§ **Stated problem**
Repeat everything from the line holding "Rebuild this chart" to the line holding "line_col = '#4d4d4d'", inclusive, exactly. Leave out the rest.

(Data records)
::::::

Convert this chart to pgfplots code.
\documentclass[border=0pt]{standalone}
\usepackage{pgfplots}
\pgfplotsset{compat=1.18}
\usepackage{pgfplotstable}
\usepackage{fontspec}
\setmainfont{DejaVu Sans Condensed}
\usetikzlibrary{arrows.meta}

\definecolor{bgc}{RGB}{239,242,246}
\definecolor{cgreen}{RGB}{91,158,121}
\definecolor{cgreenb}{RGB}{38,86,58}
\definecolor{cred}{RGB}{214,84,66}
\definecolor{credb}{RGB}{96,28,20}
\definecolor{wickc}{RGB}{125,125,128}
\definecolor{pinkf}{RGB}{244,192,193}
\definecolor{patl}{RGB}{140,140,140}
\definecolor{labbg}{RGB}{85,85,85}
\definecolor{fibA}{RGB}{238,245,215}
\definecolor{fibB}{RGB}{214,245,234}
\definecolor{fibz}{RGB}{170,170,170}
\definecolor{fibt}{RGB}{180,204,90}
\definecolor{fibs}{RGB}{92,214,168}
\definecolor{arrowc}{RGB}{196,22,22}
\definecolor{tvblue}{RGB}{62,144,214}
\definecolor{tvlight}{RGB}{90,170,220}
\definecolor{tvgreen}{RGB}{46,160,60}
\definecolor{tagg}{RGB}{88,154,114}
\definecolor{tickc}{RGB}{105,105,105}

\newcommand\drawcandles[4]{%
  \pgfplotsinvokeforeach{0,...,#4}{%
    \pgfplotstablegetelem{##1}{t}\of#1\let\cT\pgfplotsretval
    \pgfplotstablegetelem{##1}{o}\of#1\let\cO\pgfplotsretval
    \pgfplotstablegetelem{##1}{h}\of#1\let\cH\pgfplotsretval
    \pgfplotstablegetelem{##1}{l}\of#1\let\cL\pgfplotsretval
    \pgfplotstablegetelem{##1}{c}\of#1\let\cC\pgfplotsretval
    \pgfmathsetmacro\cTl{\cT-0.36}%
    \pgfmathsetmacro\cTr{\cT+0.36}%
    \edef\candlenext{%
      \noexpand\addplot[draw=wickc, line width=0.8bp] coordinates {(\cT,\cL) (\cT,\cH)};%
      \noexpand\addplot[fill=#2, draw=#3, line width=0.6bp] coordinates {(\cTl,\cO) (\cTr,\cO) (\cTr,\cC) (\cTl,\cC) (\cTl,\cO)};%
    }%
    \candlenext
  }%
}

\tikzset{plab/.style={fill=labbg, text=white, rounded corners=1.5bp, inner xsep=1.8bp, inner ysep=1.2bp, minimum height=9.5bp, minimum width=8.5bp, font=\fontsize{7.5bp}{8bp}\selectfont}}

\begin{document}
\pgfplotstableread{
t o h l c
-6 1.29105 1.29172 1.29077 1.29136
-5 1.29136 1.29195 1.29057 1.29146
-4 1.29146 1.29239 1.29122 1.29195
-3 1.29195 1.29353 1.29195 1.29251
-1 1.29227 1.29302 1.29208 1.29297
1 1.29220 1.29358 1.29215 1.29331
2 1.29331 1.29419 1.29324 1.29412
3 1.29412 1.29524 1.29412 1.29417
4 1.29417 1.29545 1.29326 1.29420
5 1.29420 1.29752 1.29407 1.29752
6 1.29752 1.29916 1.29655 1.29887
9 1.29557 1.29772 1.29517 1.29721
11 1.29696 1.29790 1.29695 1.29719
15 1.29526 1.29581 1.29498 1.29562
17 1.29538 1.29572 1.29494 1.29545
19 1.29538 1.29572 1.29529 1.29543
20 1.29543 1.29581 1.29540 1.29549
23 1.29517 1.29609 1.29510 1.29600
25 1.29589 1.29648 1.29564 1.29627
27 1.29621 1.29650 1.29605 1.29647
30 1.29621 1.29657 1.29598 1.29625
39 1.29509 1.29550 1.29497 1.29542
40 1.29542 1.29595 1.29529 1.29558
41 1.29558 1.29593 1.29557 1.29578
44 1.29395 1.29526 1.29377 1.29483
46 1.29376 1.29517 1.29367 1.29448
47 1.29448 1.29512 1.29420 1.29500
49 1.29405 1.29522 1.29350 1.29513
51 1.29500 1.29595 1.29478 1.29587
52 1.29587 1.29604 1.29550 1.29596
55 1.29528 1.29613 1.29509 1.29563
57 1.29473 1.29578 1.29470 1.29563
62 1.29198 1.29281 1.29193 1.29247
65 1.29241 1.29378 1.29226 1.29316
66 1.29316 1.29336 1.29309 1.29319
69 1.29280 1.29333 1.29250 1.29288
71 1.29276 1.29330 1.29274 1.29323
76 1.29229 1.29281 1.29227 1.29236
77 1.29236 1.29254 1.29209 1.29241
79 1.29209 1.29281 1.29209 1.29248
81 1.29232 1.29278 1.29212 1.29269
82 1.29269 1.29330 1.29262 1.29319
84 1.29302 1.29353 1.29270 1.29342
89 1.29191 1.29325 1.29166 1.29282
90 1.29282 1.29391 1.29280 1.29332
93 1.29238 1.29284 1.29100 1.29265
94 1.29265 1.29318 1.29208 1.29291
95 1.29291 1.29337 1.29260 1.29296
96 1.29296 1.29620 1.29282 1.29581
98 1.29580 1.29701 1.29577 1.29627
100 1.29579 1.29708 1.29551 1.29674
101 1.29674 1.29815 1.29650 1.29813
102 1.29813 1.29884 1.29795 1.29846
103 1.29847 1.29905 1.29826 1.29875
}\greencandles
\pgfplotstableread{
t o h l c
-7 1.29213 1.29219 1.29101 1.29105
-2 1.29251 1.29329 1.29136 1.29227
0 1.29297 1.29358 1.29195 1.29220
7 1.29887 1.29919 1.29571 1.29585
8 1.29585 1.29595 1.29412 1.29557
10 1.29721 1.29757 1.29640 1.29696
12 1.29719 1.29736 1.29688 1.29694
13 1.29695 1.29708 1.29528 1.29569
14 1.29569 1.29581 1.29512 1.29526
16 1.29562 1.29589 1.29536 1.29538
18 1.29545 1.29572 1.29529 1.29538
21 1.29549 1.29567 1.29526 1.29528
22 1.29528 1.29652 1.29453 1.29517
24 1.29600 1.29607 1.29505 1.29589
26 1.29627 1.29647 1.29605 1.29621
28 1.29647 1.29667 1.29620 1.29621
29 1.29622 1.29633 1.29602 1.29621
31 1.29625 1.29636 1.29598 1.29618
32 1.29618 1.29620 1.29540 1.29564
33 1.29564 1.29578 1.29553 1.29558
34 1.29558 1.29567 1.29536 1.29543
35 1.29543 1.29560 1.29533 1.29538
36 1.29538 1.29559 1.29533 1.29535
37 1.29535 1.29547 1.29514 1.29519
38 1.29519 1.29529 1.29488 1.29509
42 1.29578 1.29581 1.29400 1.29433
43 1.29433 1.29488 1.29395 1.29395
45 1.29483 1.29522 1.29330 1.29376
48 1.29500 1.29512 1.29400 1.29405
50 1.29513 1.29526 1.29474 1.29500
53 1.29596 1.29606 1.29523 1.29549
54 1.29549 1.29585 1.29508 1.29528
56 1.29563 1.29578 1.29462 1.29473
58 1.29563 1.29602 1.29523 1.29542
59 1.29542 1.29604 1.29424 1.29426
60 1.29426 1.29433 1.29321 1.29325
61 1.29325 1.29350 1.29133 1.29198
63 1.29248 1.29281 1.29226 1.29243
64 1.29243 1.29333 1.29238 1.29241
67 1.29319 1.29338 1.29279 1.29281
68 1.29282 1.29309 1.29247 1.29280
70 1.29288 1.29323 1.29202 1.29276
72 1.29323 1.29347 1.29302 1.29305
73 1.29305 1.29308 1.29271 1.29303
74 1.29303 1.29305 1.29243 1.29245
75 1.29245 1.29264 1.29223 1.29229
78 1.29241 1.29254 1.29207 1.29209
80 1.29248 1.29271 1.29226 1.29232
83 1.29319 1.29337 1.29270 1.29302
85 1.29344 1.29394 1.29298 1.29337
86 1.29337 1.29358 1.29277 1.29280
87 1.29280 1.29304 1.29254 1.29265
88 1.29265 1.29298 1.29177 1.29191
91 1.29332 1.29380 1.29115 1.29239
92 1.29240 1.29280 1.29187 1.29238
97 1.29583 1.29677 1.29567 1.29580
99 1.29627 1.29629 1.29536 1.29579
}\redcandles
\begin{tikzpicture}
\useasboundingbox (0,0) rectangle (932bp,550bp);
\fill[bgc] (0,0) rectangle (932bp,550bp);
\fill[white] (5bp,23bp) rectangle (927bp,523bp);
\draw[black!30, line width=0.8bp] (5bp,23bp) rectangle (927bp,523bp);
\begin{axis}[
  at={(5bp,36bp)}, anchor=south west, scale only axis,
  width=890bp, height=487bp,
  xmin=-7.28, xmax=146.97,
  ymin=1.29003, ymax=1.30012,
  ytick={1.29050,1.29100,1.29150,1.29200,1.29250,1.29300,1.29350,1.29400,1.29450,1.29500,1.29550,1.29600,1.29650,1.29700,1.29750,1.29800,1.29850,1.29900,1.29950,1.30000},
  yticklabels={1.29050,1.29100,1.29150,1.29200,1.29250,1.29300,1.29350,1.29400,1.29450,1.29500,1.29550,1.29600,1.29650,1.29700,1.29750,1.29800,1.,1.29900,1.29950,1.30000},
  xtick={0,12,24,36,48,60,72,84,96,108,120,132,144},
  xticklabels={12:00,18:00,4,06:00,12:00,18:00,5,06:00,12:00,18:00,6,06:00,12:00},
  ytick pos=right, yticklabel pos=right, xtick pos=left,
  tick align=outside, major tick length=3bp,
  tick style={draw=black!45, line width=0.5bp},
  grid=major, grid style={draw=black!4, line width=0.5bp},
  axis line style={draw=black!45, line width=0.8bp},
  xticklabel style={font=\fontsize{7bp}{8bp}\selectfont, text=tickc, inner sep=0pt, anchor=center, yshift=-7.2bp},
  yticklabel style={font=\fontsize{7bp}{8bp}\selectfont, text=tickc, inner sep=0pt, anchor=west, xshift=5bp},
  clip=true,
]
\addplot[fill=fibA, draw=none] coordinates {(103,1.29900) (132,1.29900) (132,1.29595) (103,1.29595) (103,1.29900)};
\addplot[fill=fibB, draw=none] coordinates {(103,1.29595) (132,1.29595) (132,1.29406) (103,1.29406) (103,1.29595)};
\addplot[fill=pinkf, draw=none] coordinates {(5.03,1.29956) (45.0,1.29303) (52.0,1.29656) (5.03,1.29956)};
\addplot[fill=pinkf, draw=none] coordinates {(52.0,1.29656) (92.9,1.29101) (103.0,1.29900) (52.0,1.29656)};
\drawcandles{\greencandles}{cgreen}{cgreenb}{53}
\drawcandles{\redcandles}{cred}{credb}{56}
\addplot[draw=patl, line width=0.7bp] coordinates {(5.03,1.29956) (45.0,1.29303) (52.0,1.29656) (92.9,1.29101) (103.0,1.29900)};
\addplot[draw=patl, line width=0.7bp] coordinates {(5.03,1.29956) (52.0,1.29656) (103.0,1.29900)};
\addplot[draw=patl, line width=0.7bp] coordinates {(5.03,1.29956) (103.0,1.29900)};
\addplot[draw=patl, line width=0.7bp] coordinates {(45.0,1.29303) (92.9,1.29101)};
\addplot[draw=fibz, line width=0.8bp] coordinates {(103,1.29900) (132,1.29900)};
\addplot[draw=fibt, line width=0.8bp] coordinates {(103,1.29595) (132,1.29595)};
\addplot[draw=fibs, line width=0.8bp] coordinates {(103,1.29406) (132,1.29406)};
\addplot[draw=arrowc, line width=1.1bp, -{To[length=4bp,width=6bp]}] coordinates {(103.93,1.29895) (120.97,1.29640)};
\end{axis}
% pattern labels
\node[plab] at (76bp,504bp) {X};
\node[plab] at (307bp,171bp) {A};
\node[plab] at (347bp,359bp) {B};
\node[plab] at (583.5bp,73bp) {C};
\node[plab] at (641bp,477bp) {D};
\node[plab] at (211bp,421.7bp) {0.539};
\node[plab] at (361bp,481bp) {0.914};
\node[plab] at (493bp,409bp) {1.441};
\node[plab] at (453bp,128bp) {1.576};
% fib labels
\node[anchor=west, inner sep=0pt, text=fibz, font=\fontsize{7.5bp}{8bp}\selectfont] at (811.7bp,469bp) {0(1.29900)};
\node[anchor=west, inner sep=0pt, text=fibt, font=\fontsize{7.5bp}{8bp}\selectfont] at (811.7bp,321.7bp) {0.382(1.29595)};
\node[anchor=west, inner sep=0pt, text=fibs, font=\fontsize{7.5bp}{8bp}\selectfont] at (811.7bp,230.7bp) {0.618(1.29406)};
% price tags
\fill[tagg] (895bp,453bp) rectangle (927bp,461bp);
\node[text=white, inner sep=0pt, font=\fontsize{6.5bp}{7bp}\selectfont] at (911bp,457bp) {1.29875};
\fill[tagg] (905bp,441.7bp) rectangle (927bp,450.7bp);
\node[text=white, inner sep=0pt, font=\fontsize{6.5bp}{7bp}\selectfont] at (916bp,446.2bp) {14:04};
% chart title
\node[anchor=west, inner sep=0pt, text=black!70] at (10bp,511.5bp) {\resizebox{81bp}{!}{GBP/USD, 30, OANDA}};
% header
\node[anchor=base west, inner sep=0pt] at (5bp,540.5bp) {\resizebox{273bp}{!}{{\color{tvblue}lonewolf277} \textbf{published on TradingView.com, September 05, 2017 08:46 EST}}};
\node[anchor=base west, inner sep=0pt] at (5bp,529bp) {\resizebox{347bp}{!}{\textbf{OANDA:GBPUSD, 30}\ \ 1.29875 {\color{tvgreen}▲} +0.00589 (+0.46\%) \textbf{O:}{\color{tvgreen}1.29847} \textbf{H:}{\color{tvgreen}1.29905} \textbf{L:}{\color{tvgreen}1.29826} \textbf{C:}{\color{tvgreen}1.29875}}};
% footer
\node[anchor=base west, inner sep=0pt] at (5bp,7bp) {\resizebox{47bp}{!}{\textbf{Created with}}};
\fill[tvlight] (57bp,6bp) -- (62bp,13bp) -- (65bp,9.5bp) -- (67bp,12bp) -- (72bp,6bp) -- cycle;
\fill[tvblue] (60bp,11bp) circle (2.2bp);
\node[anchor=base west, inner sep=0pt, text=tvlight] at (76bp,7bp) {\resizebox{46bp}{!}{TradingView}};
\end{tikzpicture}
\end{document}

::::::

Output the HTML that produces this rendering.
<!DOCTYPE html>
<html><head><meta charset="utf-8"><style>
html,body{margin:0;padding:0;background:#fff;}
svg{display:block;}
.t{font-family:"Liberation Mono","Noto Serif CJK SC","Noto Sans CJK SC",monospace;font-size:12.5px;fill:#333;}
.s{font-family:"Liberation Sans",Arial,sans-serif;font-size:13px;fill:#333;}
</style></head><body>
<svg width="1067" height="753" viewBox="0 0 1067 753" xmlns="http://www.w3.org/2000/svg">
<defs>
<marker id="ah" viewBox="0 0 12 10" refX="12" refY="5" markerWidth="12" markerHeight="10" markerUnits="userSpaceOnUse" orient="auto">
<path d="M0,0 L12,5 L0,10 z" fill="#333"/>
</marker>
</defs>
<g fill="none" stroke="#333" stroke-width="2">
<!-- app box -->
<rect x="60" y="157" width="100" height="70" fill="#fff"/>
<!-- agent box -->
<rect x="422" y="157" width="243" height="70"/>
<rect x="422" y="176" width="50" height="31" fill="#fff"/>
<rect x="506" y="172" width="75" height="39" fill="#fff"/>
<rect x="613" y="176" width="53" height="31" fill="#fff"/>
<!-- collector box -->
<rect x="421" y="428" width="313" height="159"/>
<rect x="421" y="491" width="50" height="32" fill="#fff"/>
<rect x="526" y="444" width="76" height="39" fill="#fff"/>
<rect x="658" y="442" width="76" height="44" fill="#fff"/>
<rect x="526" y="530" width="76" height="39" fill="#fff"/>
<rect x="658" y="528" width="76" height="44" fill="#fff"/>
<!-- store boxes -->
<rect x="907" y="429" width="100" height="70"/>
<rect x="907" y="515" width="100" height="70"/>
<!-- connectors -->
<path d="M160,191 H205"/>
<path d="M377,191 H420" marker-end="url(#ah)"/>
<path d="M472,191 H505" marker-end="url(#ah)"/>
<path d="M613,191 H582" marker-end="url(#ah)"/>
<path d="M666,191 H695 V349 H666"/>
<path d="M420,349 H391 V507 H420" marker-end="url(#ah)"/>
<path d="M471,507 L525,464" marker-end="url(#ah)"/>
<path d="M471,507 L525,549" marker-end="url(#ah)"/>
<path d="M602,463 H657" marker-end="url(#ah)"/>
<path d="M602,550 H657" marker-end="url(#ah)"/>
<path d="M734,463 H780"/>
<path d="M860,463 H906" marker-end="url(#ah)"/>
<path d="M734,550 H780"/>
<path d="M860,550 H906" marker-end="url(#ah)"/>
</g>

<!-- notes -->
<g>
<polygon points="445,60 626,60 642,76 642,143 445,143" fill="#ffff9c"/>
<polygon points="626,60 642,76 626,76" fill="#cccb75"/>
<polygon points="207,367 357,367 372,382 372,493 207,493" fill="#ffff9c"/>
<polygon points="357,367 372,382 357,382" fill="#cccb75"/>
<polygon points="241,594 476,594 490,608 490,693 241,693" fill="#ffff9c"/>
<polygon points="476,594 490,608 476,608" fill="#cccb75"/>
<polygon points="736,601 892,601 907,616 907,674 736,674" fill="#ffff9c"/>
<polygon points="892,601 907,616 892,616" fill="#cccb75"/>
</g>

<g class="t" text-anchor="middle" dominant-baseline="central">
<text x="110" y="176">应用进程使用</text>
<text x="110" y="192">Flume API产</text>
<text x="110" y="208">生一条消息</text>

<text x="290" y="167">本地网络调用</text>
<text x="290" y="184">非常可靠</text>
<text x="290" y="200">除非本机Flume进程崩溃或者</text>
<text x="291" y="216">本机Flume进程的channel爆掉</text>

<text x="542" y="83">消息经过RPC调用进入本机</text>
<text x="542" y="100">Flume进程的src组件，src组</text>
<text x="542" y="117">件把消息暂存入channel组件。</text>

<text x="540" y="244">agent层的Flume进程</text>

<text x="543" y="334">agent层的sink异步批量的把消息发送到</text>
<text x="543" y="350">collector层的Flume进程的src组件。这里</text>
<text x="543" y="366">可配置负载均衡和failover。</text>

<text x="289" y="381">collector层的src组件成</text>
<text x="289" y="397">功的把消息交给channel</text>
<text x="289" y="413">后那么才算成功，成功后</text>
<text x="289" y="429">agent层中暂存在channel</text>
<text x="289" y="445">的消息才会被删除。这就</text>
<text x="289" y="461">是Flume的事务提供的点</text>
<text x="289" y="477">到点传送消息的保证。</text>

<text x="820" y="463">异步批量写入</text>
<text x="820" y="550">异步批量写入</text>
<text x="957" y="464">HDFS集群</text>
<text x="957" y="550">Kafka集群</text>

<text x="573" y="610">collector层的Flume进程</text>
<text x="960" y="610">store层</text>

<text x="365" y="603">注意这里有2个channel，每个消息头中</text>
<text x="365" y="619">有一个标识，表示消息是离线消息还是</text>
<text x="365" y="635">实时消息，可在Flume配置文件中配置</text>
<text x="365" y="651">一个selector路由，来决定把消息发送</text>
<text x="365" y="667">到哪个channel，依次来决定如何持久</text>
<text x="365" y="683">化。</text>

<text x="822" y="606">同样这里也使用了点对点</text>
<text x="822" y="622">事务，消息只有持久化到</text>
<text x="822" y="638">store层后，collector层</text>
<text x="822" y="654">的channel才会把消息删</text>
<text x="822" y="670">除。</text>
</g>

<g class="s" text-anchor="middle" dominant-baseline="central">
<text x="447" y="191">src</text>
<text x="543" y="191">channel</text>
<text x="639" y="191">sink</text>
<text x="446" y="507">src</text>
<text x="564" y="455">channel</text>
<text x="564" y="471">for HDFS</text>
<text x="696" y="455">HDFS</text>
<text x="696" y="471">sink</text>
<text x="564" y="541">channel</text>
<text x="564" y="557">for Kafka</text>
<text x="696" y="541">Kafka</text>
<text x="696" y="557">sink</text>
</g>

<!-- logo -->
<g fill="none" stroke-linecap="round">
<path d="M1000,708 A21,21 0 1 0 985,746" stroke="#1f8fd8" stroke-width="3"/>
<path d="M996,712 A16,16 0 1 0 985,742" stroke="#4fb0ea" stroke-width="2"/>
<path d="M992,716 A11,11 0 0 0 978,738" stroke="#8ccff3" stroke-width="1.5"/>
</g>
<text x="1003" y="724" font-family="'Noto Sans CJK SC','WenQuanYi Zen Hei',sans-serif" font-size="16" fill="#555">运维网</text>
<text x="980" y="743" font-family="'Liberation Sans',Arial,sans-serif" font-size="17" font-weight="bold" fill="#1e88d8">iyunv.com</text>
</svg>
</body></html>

::::::

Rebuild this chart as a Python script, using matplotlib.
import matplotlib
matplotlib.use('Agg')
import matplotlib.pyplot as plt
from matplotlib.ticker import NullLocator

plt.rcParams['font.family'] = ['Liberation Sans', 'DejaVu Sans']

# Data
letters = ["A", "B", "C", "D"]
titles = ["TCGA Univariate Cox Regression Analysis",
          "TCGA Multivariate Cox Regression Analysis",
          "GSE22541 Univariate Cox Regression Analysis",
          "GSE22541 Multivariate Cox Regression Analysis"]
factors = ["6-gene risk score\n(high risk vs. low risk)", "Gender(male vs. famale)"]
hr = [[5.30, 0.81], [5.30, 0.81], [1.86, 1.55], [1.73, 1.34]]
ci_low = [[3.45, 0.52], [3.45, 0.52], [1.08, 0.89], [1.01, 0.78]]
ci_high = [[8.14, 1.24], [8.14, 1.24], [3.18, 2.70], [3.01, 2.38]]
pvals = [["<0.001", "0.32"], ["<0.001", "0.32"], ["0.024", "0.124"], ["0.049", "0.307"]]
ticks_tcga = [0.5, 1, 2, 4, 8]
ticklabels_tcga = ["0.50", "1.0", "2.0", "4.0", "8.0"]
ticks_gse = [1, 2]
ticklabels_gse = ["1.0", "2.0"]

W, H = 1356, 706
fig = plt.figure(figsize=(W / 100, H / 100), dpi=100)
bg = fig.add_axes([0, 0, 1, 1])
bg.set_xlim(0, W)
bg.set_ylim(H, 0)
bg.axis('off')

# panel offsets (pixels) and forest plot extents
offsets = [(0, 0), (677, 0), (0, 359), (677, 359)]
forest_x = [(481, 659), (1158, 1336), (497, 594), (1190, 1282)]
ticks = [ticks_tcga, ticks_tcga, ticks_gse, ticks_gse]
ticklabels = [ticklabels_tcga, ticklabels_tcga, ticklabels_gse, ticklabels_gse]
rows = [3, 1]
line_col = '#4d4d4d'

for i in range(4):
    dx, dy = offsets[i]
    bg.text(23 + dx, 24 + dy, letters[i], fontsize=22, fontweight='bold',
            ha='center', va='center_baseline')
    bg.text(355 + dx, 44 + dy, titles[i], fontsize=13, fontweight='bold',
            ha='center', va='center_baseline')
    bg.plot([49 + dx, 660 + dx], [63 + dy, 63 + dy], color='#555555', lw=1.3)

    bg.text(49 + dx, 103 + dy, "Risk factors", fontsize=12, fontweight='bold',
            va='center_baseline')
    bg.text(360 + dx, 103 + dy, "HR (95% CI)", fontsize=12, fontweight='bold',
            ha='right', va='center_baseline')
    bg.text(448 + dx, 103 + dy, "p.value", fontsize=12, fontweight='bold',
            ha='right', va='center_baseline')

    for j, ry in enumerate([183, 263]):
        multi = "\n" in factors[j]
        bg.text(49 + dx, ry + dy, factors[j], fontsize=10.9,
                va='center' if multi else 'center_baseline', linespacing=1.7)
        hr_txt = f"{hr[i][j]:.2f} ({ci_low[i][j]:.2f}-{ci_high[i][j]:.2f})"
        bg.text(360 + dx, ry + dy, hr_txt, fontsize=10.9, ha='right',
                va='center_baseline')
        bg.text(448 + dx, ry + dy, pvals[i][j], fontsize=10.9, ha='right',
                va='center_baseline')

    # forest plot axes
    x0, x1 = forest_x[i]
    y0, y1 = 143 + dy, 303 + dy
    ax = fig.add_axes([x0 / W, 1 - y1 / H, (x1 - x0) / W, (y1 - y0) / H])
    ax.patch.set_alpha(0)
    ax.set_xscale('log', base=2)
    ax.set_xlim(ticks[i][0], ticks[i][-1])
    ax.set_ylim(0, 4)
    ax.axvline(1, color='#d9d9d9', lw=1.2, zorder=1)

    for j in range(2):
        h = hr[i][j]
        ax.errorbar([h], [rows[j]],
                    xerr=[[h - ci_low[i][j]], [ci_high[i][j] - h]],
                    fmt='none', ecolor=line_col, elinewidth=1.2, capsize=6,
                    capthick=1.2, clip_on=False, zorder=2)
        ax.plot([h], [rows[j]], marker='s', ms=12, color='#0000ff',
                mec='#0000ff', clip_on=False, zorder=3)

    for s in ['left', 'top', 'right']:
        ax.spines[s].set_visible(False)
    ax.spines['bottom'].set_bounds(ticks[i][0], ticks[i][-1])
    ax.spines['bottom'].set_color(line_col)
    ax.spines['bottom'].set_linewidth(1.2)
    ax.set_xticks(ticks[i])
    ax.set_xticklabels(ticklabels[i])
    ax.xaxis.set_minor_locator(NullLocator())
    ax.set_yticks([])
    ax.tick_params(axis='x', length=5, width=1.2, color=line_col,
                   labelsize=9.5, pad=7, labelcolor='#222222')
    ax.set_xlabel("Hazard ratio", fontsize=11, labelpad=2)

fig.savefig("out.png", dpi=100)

::::::

§ **Problem solution**
Rebuild this chart as a Python script, using matplotlib.
import matplotlib
matplotlib.use('Agg')
import matplotlib.pyplot as plt
from matplotlib.ticker import NullLocator

plt.rcParams['font.family'] = ['Liberation Sans', 'DejaVu Sans']

# Data
letters = ["A", "B", "C", "D"]
titles = ["TCGA Univariate Cox Regression Analysis",
          "TCGA Multivariate Cox Regression Analysis",
          "GSE22541 Univariate Cox Regression Analysis",
          "GSE22541 Multivariate Cox Regression Analysis"]
factors = ["6-gene risk score\n(high risk vs. low risk)", "Gender(male vs. famale)"]
hr = [[5.30, 0.81], [5.30, 0.81], [1.86, 1.55], [1.73, 1.34]]
ci_low = [[3.45, 0.52], [3.45, 0.52], [1.08, 0.89], [1.01, 0.78]]
ci_high = [[8.14, 1.24], [8.14, 1.24], [3.18, 2.70], [3.01, 2.38]]
pvals = [["<0.001", "0.32"], ["<0.001", "0.32"], ["0.024", "0.124"], ["0.049", "0.307"]]
ticks_tcga = [0.5, 1, 2, 4, 8]
ticklabels_tcga = ["0.50", "1.0", "2.0", "4.0", "8.0"]
ticks_gse = [1, 2]
ticklabels_gse = ["1.0", "2.0"]

W, H = 1356, 706
fig = plt.figure(figsize=(W / 100, H / 100), dpi=100)
bg = fig.add_axes([0, 0, 1, 1])
bg.set_xlim(0, W)
bg.set_ylim(H, 0)
bg.axis('off')

# panel offsets (pixels) and forest plot extents
offsets = [(0, 0), (677, 0), (0, 359), (677, 359)]
forest_x = [(481, 659), (1158, 1336), (497, 594), (1190, 1282)]
ticks = [ticks_tcga, ticks_tcga, ticks_gse, ticks_gse]
ticklabels = [ticklabels_tcga, ticklabels_tcga, ticklabels_gse, ticklabels_gse]
rows = [3, 1]
line_col = '#4d4d4d'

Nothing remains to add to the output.